Again, thanks for the mention.

Melanie Trudeau - March 8, 2011 12:44 PM

Blue Microphone recently released their Mikey for Flip: Wondering what the first impressions are with this addition to the Flip camera's microphone capabilities.

Chris Ballard - March 8, 2011 2:44 PM

Great Post Larry. I have been reading your blog for years and find it of great interest.
Having produced all types of videos for all types of attorneys for over 35 years, I can assure you and agree with Gerry that trial attorneys do not have the time or desire to become a videographer/editor/producer. I can count on 3 hands how many lawyer offices I have visited with old video equipment all stacked up in the "old" post room, with the first question out of their mouth, "can you please help us Chris?"
Gerry even amazes me that he can try cases, tun his law practice and still do all the hard work he does with his video production business.
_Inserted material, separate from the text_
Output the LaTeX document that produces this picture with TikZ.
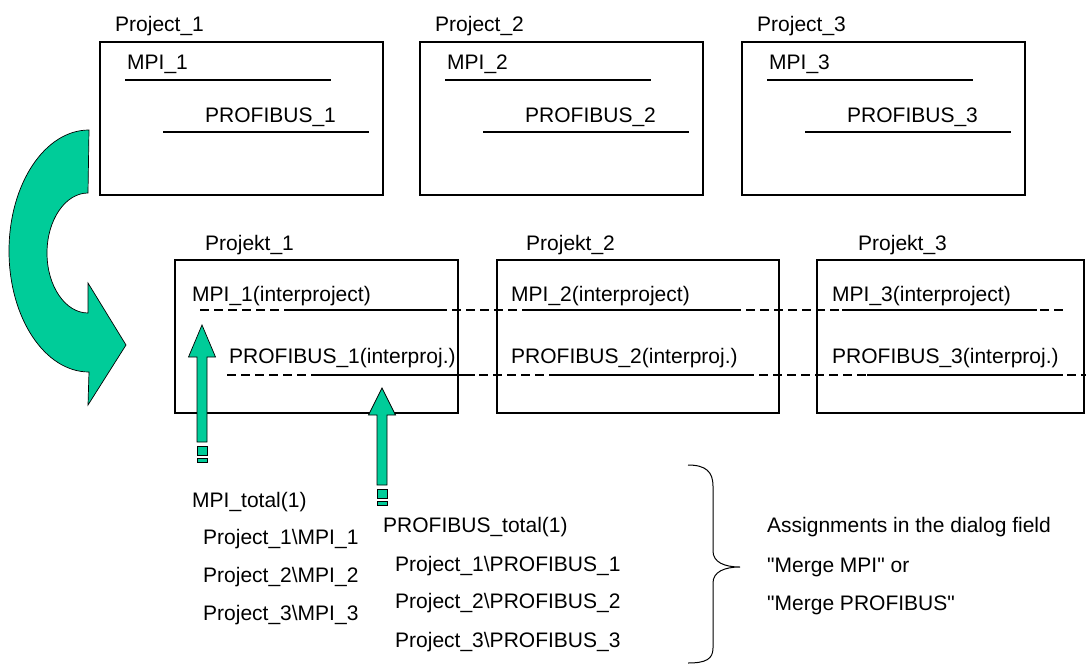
\documentclass[tikz,border=0pt]{standalone}
\usepackage{fontspec}
\setmainfont{Liberation Sans}
\usepackage{tikz}
\usetikzlibrary{positioning,calc}
\usepackage{xcolor}
\definecolor{arrowgreen}{RGB}{0,204,153}

\begin{document}
\begin{tikzpicture}[x=1pt,y=1pt,
    lbl/.style={anchor=base west, inner sep=0pt, font=\fontsize{21}{25}\selectfont},
    box/.style={draw, line width=1.3pt},
    bus/.style={line width=1.3pt},
    busdash/.style={line width=1.3pt, dash pattern=on 9pt off 5pt},
    blockarrow/.style={fill=arrowgreen, draw=black, line width=0.7pt, line join=miter}]
    \useasboundingbox (0,0) rectangle (1086,-666);

    % --- Top row: the separate projects ---
    \foreach \i/\x in {1/100,2/420,3/742} {
        \draw[box] (\x,-42) rectangle ++(283,-153);
        \node[lbl] (proj\i) at (\x+15,-32) {Project\_\i};
        \node[lbl] (mpi\i) at (\x+27,-70) {MPI\_\i};
        \draw[bus] (\x+25,-80) -- ++(206,0);
        \node[lbl] (pb\i) at (\x+105,-122) {PROFIBUS\_\i};
        \draw[bus] (\x+63,-132) -- ++(206,0);
    }

    % --- Curved arrow ---
    \draw[blockarrow] (89,-130) arc[start angle=90, end angle=270, x radius=80, y radius=121]
        -- (88,-405) -- (126,-345) -- (88,-283) -- (88,-313)
        arc[start angle=270, end angle=90, x radius=41, y radius=60] -- cycle;

    % --- Bottom row: interproject subnets ---
    \draw[box] (175,-260) rectangle (458,-413);
    \draw[box] (497,-260) rectangle (779,-413);
    \draw[box] (817,-260) rectangle (1084,-413);
    \node[lbl] (projk1) at (205,-250) {Projekt\_1};
    \node[lbl] (projk2) at (526,-250) {Projekt\_2};
    \node[lbl] (projk3) at (858,-250) {Projekt\_3};
    \node[lbl] (impi1) at (192,-301) {MPI\_1(interproject)};
    \node[lbl] (impi2) at (511,-301) {MPI\_2(interproject)};
    \node[lbl] (impi3) at (832,-301) {MPI\_3(interproject)};
    \node[lbl] (ipb1) at (229,-363) {PROFIBUS\_1(interproj.)};
    \node[lbl] (ipb2) at (511,-363) {PROFIBUS\_2(interproj.)};
    \node[lbl] (ipb3) at (832,-363) {PROFIBUS\_3(interproj.)};

    \draw[busdash] (200,-310) -- (1063,-310);
    \foreach \a/\b in {287/443,527/740,842/1037}
        \draw[bus] (\a,-310) -- (\b,-310);
    \draw[busdash] (227,-375) -- (1086,-375);
    \foreach \a/\b in {320/475,556/753,867/1063}
        \draw[bus] (\a,-375) -- (\b,-375);

    % --- Totals ---
    \node[lbl] (mpitot) at (192,-507) {MPI\_total(1)};
    \node[lbl] (mpil1) at (203,-544) {Project\_1\textbackslash MPI\_1};
    \node[lbl] (mpil2) at (203,-582) {Project\_2\textbackslash MPI\_2};
    \node[lbl] (mpil3) at (203,-620) {Project\_3\textbackslash MPI\_3};
    \node[lbl] (pbtot) at (383,-532) {PROFIBUS\_total(1)};
    \node[lbl] (pbl1) at (395,-571) {Project\_1\textbackslash PROFIBUS\_1};
    \node[lbl] (pbl2) at (395,-608) {Project\_2\textbackslash PROFIBUS\_2};
    \node[lbl] (pbl3) at (395,-647) {Project\_3\textbackslash PROFIBUS\_3};

    % --- Up arrows ---
    \coordinate (mpitip) at (202,-325);
    \coordinate (pbtip) at (382,-388);
    \foreach \c/\h/\s in {mpitip/32/85,pbtip/27/70} {
        \draw[blockarrow] (\c) -- ++(13.5,-\h) -- ++(-8.5,0) -- ++(0,-\s)
            -- ++(-10,0) -- ++(0,\s) -- ++(-8.5,0) -- cycle;
        \draw[blockarrow] ($(\c)+(-5,-\h-\s-4)$) rectangle ++(10,-9);
        \draw[blockarrow] ($(\c)+(-5,-\h-\s-16)$) rectangle ++(10,-4);
    }

    % --- Brace and note ---
    \draw[line width=1pt] (688,-465) .. controls (706,-465) and (713,-472) .. (713,-486)
        -- (713,-551) .. controls (713,-562) and (724,-567) .. (740,-567)
        .. controls (724,-567) and (713,-572) .. (713,-583)
        -- (713,-648) .. controls (713,-659) and (706,-663) .. (688,-663);
    \node[lbl] (note1) at (767,-532) {Assignments in the dialog field};
    \node[lbl] (note2) at (767,-572) {\textquotedbl Merge MPI\textquotedbl{} or};
    \node[lbl] (note3) at (767,-610) {\textquotedbl Merge PROFIBUS\textquotedbl};
\end{tikzpicture}
\end{document}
My hat is off to both of you!

Gerry Oginski - March 13, 2011 10:07 AM

Thanks Chris!

There will always be lawyers who will try and do things on their own, but the majority of them simply want to practice law and don't want to deal with the marketing side.

I always analogize it to the person who would rather climb up on their roof to fix a hole on their own instead of calling a contractor. Or if their sink has a leak, they may pull out their plumbing tools and spend the next eight hours trying to fix something that a licensed plumber could take care of in 15 minutes. Or even better, if your wristwatch breaks, they pull out their jewelers tools and spend the next three days trying to figure out where the tiny little screw goes in order to fix their broken watch, rather than taking it into a jeweler to be fixed.
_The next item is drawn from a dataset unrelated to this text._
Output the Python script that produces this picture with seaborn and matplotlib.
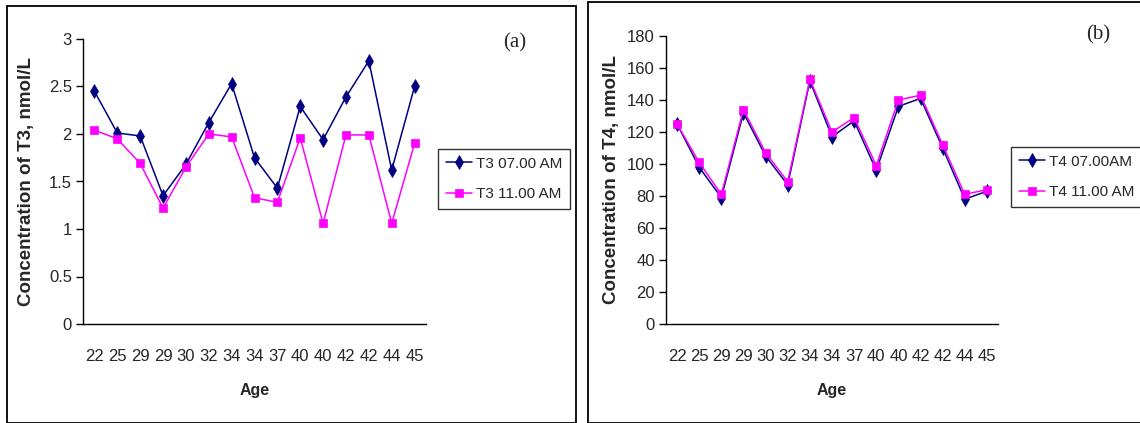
import numpy as np
import pandas as pd
import matplotlib
matplotlib.use("Agg")
import matplotlib.pyplot as plt
import seaborn as sns
from matplotlib.patches import Rectangle

# data
ages = ['22', '25', '29', '29', '30', '32', '34', '34', '37', '40', '40', '42', '42', '44', '45']
t3_am7 = [2.45, 2.01, 1.98, 1.35, 1.68, 2.12, 2.53, 1.75, 1.43, 2.29, 1.94, 2.39, 2.77, 1.62, 2.50]
t3_am11 = [2.04, 1.95, 1.69, 1.22, 1.65, 2.00, 1.97, 1.33, 1.28, 1.96, 1.06, 1.99, 1.99, 1.06, 1.90]
t4_am7 = [125, 98, 79, 132, 105, 87, 152, 117, 127, 96, 136, 141, 110, 78, 83]
t4_am11 = [125, 101, 81, 134, 107, 89, 153, 120, 129, 99, 140, 143, 112, 81, 84]

sns.set_style("white")
plt.rcParams['font.family'] = ['Liberation Sans', 'DejaVu Sans']

W, H = 1140, 423
fig = plt.figure(figsize=(W / 100, H / 100), dpi=100)
fig.patch.set_facecolor('white')


def px_axes(x0, y0, x1, y1):
    return fig.add_axes([x0 / W, 1 - y1 / H, (x1 - x0) / W, (y1 - y0) / H])


# panel borders
fig.patches.append(Rectangle((7 / W, 0), (576 - 7) / W, 1 - 6 / H, transform=fig.transFigure,
                             fill=False, edgecolor='black', lw=1.3))
fig.patches.append(Rectangle((588 / W, 0), (1145 - 588) / W, 1 - 2 / H, transform=fig.transFigure,
                             fill=False, edgecolor='black', lw=1.3))

navy = '#000080'
mag = '#FF00FF'


def panel(ax, s1, s2, n1, n2, ymax, ystep, ylab):
    df = pd.DataFrame({
        'pos': list(range(len(ages))) * 2,
        'val': s1 + s2,
        'series': [n1] * len(ages) + [n2] * len(ages),
    })
    sns.lineplot(data=df, x='pos', y='val', hue='series', style='series',
                 palette={n1: navy, n2: mag}, markers={n1: 'd', n2: 's'},
                 dashes=False, ax=ax, legend=False, lw=1.1, markersize=7.5,
                 markeredgewidth=0.5)
    for ln, c in zip(ax.lines, [navy, mag]):
        ln.set_markeredgecolor(c)
        ln.set_markerfacecolor(c)
    ax.lines[1].set_markersize(6)
    ax.set_xlim(-0.5, len(ages) - 0.5)
    ax.set_ylim(0, ymax)
    ax.set_xticks(range(len(ages)))
    ax.set_xticklabels(ages)
    ax.set_xticks(np.arange(-0.5, len(ages), 1), minor=True)
    ax.tick_params(axis='x', which='major', length=0, pad=18, labelsize=12)
    ax.tick_params(axis='x', which='minor', length=5, width=1, direction='out', color='black')
    ax.set_yticks(np.arange(0, ymax + ystep / 2, ystep))
    if ystep < 1:
        ax.set_yticklabels([('%g' % v) for v in np.arange(0, ymax + ystep / 2, ystep)])
    ax.tick_params(axis='y', length=5, width=1, direction='out', color='black',
                   labelsize=12, left=True, pad=3)
    for side in ['top', 'right']:
        ax.spines[side].set_visible(False)
    for side in ['left', 'bottom']:
        ax.spines[side].set_color('black')
        ax.spines[side].set_linewidth(1)
    ax.set_xlabel('Age', fontsize=11.5, fontweight='bold', labelpad=14)
    ax.set_ylabel(ylab, fontsize=13.5, fontweight='bold')
    ax.yaxis.set_label_coords(-48 / 343, 0.5)
    ax.set_facecolor('white')
    return ax.lines[:2]


def legend(ax, handles, labels, x, y):
    lg = ax.legend(handles, labels, loc='upper left',
                   bbox_to_anchor=(x / W, 1 - y / H), bbox_transform=fig.transFigure,
                   frameon=True, fancybox=False, edgecolor='black', fontsize=11,
                   handlelength=1.7, borderpad=0.5, labelspacing=1.1, handletextpad=0.3,
                   borderaxespad=0)
    lg.get_frame().set_linewidth(1)


axa = px_axes(83, 39, 426, 324)
ha = panel(axa, t3_am7, t3_am11, 'T3 07.00 AM', 'T3 11.00 AM', 3, 0.5,
           'Concentration of T3, nmol/L')
legend(axa, ha, ['T3 07.00 AM', 'T3 11.00 AM'], 438, 149)

axb = px_axes(666, 36, 998, 324)
hb = panel(axb, t4_am7, t4_am11, 'T4 07.00AM', 'T4 11.00 AM', 180, 20,
           'Concentration of T4, nmol/L')
legend(axb, hb, ['T4 07.00AM', 'T4 11.00 AM'], 1011, 147)

fig.text(515 / W, 1 - 43 / H, '(a)', family='Liberation Serif', fontsize=15,
         ha='center', va='center')
fig.text(1098 / W, 1 - 35 / H, '(b)', family='Liberation Serif', fontsize=15,
         ha='center', va='center')

fig.savefig('out.png', dpi=100)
There many people online who claim to make the video process simple and easy. While it is true that you could simply get a flip camera, shoot a quick video and automatically upload to YouTube, most attorneys would agree that is not the type of video and image they want to present to the online world for their practice.

It is always a trade-off about where you want to invest your time and resources. Smart attorneys recognize that they can better leverage their time and expertise by hiring experienced video professionals to create video for them and they can make better use their time to generate more income. The really smart attorneys learn how to leverage their time with someone else's expertise to get the best fit.

Zen Time - May 8, 2011 8:17 PM

Would you mind emailing me some links to lighting options? In you blog post, you mention 1200 watt work lights. When I looked those up online, I noted they are "halogen" lights. I have read elsewhere that it is paramount to use "flourescent" lights. Unfortunately the cheap options for these lights are the long bulky kind that make it difficult to be portable. Can you recommend inexpensive, flourescent, portable lights?

Reply from Larry Bodine: I do not recommend fluorescent lights at all. They give off greenish light. Do not use them.
Halogen lights are very bright and give off white light. They are hot, yes, but you don't need to leave them on except for when you are shooting video. Plus halogen lights are cheap. You can spend a ton of money on LED and other fancy liigts, but they are not worth it.